What this task involves:
Restate the data below word for word. Skip any images it contains.

►

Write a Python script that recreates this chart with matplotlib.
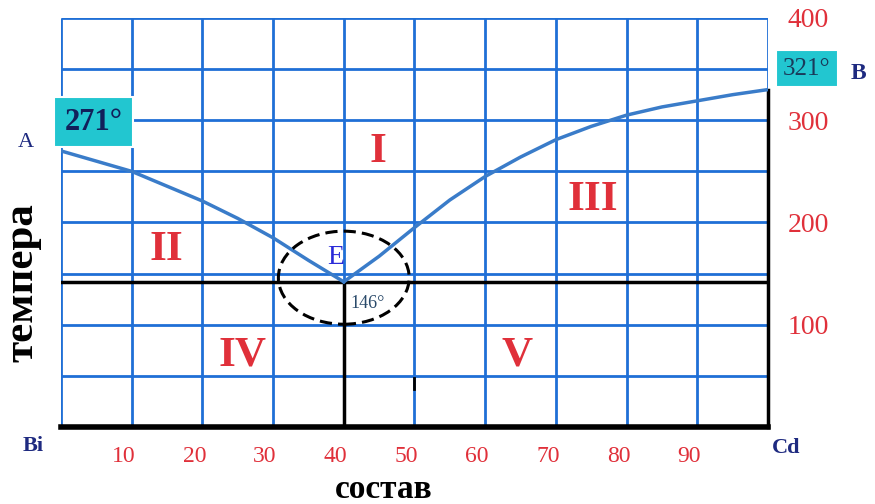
import matplotlib
matplotlib.use("Agg")
import matplotlib.pyplot as plt
from matplotlib.patches import Ellipse
from matplotlib.transforms import ScaledTranslation

# phase diagram Bi-Cd
left_x = [0, 5, 10, 20, 25, 30, 35, 40]
left_t = [270, 260, 250, 221, 204, 185, 163, 142]
right_x = [40, 45, 50, 55, 60, 65, 70, 75, 80, 85, 90, 95, 100]
right_t = [142, 167, 195, 222, 245, 264, 281, 294, 305, 313, 319, 325, 330]
eutectic_x = 40
eutectic_t = 142
x_ticks = [10, 20, 30, 40, 50, 60, 70, 80, 90]
y_ticks = [100, 200, 300, 400]
regions = ["I", "II", "III", "IV", "V"]
region_x = [44.8, 14.9, 75.2, 25.7, 64.5]
region_t = [269, 173, 222, 70, 70]

GRID = "#1f6fd6"
CURVE = "#3a7cc9"
RED = "#e0303a"
NAVY = "#1e2a80"
SERIF = ["Liberation Serif", "DejaVu Serif"]

fig = plt.figure(figsize=(8.75, 5.04), dpi=100)
ax = fig.add_axes([0.0697, 0.1528, 0.808, 0.8115])
ax.set_xlim(0, 100)
ax.set_ylim(0, 400)

# grid
for gx in range(0, 101, 10):
    ax.plot([gx, gx], [0, 400], color=GRID, lw=2, zorder=1, solid_capstyle="butt")
for gy in range(50, 401, 50):
    ax.plot([0, 100], [gy, gy], color=GRID, lw=2, zorder=1, solid_capstyle="butt")

# black lines
ax.plot([0, 100], [eutectic_t, eutectic_t], color="black", lw=2.5, zorder=2)
ax.plot([0, 100], [0, 0], color="black", lw=4, zorder=2, clip_on=False)
ax.plot([eutectic_x, eutectic_x], [0, eutectic_t], color="black", lw=2.5, zorder=2)
ax.plot([100, 100], [0, right_t[-1]], color="black", lw=2.5, zorder=2, clip_on=False)
ax.plot([50, 50], [37, 48], color="black", lw=2, zorder=2)

# liquidus
ax.plot(left_x, left_t, color=CURVE, lw=2.5, zorder=3, solid_joinstyle="round")
ax.plot(right_x, right_t, color=CURVE, lw=2.5, zorder=3, solid_joinstyle="round")

ax.add_patch(Ellipse((eutectic_x, 146), 18.5, 91, fill=False, ec="black",
                     lw=2.2, ls=(0, (4, 2)), zorder=4))

for s, rx, rt in zip(regions, region_x, region_t):
    ax.text(rx, rt, s, color=RED, fontsize=31, fontweight="bold",
            family=SERIF, ha="center", va="center", zorder=5)

ax.text(38.9, 166, "E", color="#2a2ad8", fontsize=20, family=SERIF,
        ha="center", va="center", zorder=5)
ax.text(43.3, 121, "146°", color="#2a4a6a", fontsize=13, family=SERIF,
        ha="center", va="center", zorder=5)

box = dict(boxstyle="square,pad=0.35", fc="#22c6d0", ec="white", lw=1.5)
ax.text(4.6, 298, "271°", color="#12205a", fontsize=22, fontweight="bold",
        family=SERIF, ha="center", va="center", bbox=box, zorder=6)
box2 = dict(boxstyle="square,pad=0.3", fc="#22c6d0", ec="white", lw=1.5)
ax.text(105.5, 350.6, "321°", color="#1a3a5a", fontsize=18,
        family=SERIF, ha="center", va="center", bbox=box2, zorder=6,
        clip_on=False)

ax.text(-5, 278, "A", color=NAVY, fontsize=16, family=SERIF,
        ha="center", va="center")
ax.text(112.8, 346, "B", color=NAVY, fontsize=17, fontweight="bold",
        family=SERIF, ha="center", va="center")
ax.text(-4, -19, "Bi", color=NAVY, fontsize=16, fontweight="bold",
        family=SERIF, ha="center", va="center")
ax.text(102.5, -21, "Cd", color=NAVY, fontsize=16, fontweight="bold",
        family=SERIF, ha="center", va="center")

ax.set_xticks(x_ticks)
ax.set_xticklabels([str(v) for v in x_ticks], color=RED, fontsize=17,
                   family=SERIF)
ax.set_yticks(y_ticks)
ax.set_yticklabels([str(v) for v in y_ticks], color=RED, fontsize=20,
                   family=SERIF)
ax.yaxis.tick_right()
ax.tick_params(axis="y", length=0, pad=14)
ax.tick_params(axis="x", length=0, pad=14)
shift = ScaledTranslation(-0.08, 0, fig.dpi_scale_trans)
for lbl in ax.get_xticklabels():
    lbl.set_transform(lbl.get_transform() + shift)
for sp in ax.spines.values():
    sp.set_visible(False)

fig.text(0.438, 0.028, "состав", fontsize=24, fontweight="bold",
         family=SERIF, ha="center", va="center")
fig.text(0.026, 0.44, "темпера", fontsize=31, fontweight="bold",
         family=SERIF, ha="center", va="center", rotation=90)

fig.savefig("out.png", dpi=100)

◄

The completed task:
Write a Python script that recreates this chart with matplotlib.
import matplotlib
matplotlib.use("Agg")
import matplotlib.pyplot as plt
from matplotlib.patches import Ellipse
from matplotlib.transforms import ScaledTranslation

# phase diagram Bi-Cd
left_x = [0, 5, 10, 20, 25, 30, 35, 40]
left_t = [270, 260, 250, 221, 204, 185, 163, 142]
right_x = [40, 45, 50, 55, 60, 65, 70, 75, 80, 85, 90, 95, 100]
right_t = [142, 167, 195, 222, 245, 264, 281, 294, 305, 313, 319, 325, 330]
eutectic_x = 40
eutectic_t = 142
x_ticks = [10, 20, 30, 40, 50, 60, 70, 80, 90]
y_ticks = [100, 200, 300, 400]
regions = ["I", "II", "III", "IV", "V"]
region_x = [44.8, 14.9, 75.2, 25.7, 64.5]
region_t = [269, 173, 222, 70, 70]

GRID = "#1f6fd6"
CURVE = "#3a7cc9"
RED = "#e0303a"
NAVY = "#1e2a80"
SERIF = ["Liberation Serif", "DejaVu Serif"]

fig = plt.figure(figsize=(8.75, 5.04), dpi=100)
ax = fig.add_axes([0.0697, 0.1528, 0.808, 0.8115])
ax.set_xlim(0, 100)
ax.set_ylim(0, 400)

# grid
for gx in range(0, 101, 10):
    ax.plot([gx, gx], [0, 400], color=GRID, lw=2, zorder=1, solid_capstyle="butt")
for gy in range(50, 401, 50):
    ax.plot([0, 100], [gy, gy], color=GRID, lw=2, zorder=1, solid_capstyle="butt")

# black lines
ax.plot([0, 100], [eutectic_t, eutectic_t], color="black", lw=2.5, zorder=2)
ax.plot([0, 100], [0, 0], color="black", lw=4, zorder=2, clip_on=False)
ax.plot([eutectic_x, eutectic_x], [0, eutectic_t], color="black", lw=2.5, zorder=2)
ax.plot([100, 100], [0, right_t[-1]], color="black", lw=2.5, zorder=2, clip_on=False)
ax.plot([50, 50], [37, 48], color="black", lw=2, zorder=2)

# liquidus
ax.plot(left_x, left_t, color=CURVE, lw=2.5, zorder=3, solid_joinstyle="round")
ax.plot(right_x, right_t, color=CURVE, lw=2.5, zorder=3, solid_joinstyle="round")

ax.add_patch(Ellipse((eutectic_x, 146), 18.5, 91, fill=False, ec="black",
                     lw=2.2, ls=(0, (4, 2)), zorder=4))

for s, rx, rt in zip(regions, region_x, region_t):
    ax.text(rx, rt, s, color=RED, fontsize=31, fontweight="bold",
            family=SERIF, ha="center", va="center", zorder=5)

ax.text(38.9, 166, "E", color="#2a2ad8", fontsize=20, family=SERIF,
        ha="center", va="center", zorder=5)
ax.text(43.3, 121, "146°", color="#2a4a6a", fontsize=13, family=SERIF,
        ha="center", va="center", zorder=5)

box = dict(boxstyle="square,pad=0.35", fc="#22c6d0", ec="white", lw=1.5)
ax.text(4.6, 298, "271°", color="#12205a", fontsize=22, fontweight="bold",
        family=SERIF, ha="center", va="center", bbox=box, zorder=6)
box2 = dict(boxstyle="square,pad=0.3", fc="#22c6d0", ec="white", lw=1.5)
ax.text(105.5, 350.6, "321°", color="#1a3a5a", fontsize=18,
        family=SERIF, ha="center", va="center", bbox=box2, zorder=6,
        clip_on=False)

ax.text(-5, 278, "A", color=NAVY, fontsize=16, family=SERIF,
        ha="center", va="center")
ax.text(112.8, 346, "B", color=NAVY, fontsize=17, fontweight="bold",
        family=SERIF, ha="center", va="center")
ax.text(-4, -19, "Bi", color=NAVY, fontsize=16, fontweight="bold",
        family=SERIF, ha="center", va="center")
ax.text(102.5, -21, "Cd", color=NAVY, fontsize=16, fontweight="bold",
        family=SERIF, ha="center", va="center")

ax.set_xticks(x_ticks)
ax.set_xticklabels([str(v) for v in x_ticks], color=RED, fontsize=17,
                   family=SERIF)
ax.set_yticks(y_ticks)
ax.set_yticklabels([str(v) for v in y_ticks], color=RED, fontsize=20,
                   family=SERIF)
ax.yaxis.tick_right()
ax.tick_params(axis="y", length=0, pad=14)
ax.tick_params(axis="x", length=0, pad=14)
shift = ScaledTranslation(-0.08, 0, fig.dpi_scale_trans)
for lbl in ax.get_xticklabels():
    lbl.set_transform(lbl.get_transform() + shift)
for sp in ax.spines.values():
    sp.set_visible(False)

fig.text(0.438, 0.028, "состав", fontsize=24, fontweight="bold",
         family=SERIF, ha="center", va="center")
fig.text(0.026, 0.44, "темпера", fontsize=31, fontweight="bold",
         family=SERIF, ha="center", va="center", rotation=90)

fig.savefig("out.png", dpi=100)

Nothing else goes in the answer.